**Task input**
++++++
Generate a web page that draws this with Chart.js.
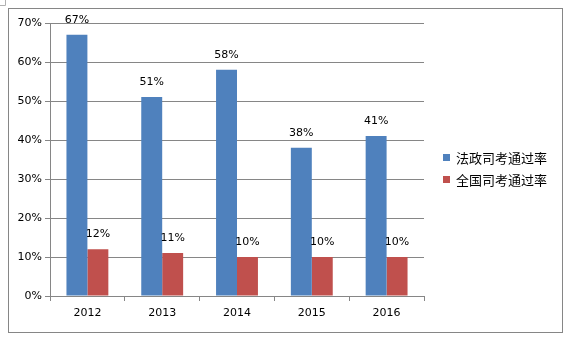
++++++
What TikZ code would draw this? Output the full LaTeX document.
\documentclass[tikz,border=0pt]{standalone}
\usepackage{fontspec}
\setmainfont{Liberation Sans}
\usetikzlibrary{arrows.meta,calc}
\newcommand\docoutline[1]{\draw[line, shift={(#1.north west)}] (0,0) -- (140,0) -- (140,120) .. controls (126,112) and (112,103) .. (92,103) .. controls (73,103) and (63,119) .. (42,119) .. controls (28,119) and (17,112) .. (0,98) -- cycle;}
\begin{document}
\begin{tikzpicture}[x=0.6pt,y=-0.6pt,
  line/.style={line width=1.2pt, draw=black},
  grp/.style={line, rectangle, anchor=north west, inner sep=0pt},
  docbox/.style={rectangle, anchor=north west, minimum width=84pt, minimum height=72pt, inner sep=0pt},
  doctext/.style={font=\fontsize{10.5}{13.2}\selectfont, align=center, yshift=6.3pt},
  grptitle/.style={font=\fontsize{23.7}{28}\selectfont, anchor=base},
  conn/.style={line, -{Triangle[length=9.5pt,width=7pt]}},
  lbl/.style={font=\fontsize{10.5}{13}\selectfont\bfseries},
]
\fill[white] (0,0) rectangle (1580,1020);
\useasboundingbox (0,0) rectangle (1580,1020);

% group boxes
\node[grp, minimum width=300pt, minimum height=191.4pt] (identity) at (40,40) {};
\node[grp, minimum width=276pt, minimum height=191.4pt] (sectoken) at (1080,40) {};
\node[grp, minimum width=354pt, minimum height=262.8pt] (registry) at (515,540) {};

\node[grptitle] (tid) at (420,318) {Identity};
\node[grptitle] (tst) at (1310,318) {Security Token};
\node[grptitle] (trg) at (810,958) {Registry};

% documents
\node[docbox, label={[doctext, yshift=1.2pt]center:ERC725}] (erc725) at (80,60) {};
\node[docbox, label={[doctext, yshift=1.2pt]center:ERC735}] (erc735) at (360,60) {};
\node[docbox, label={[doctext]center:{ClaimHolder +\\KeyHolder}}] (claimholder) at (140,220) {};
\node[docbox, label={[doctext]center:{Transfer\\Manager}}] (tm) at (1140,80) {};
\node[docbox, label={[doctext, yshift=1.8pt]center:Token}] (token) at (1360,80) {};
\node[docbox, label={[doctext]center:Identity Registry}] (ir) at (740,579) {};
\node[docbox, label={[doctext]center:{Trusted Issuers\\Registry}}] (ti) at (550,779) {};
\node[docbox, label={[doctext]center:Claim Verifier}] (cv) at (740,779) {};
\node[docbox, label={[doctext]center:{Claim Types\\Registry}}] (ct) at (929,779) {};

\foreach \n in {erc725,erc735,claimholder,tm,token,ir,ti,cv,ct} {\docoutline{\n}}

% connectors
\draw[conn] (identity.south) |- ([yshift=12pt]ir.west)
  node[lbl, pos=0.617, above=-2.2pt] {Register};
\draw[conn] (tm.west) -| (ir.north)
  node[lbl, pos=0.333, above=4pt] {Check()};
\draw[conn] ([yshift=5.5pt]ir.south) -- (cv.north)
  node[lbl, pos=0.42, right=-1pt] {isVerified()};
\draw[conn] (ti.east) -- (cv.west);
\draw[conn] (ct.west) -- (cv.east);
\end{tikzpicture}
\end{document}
++++++
**What to produce**
Only lines with the word "this" are wanted, so copy each one from the records.

**The response**
Generate a web page that draws this with Chart.js.
What TikZ code would draw this? Output the full LaTeX document.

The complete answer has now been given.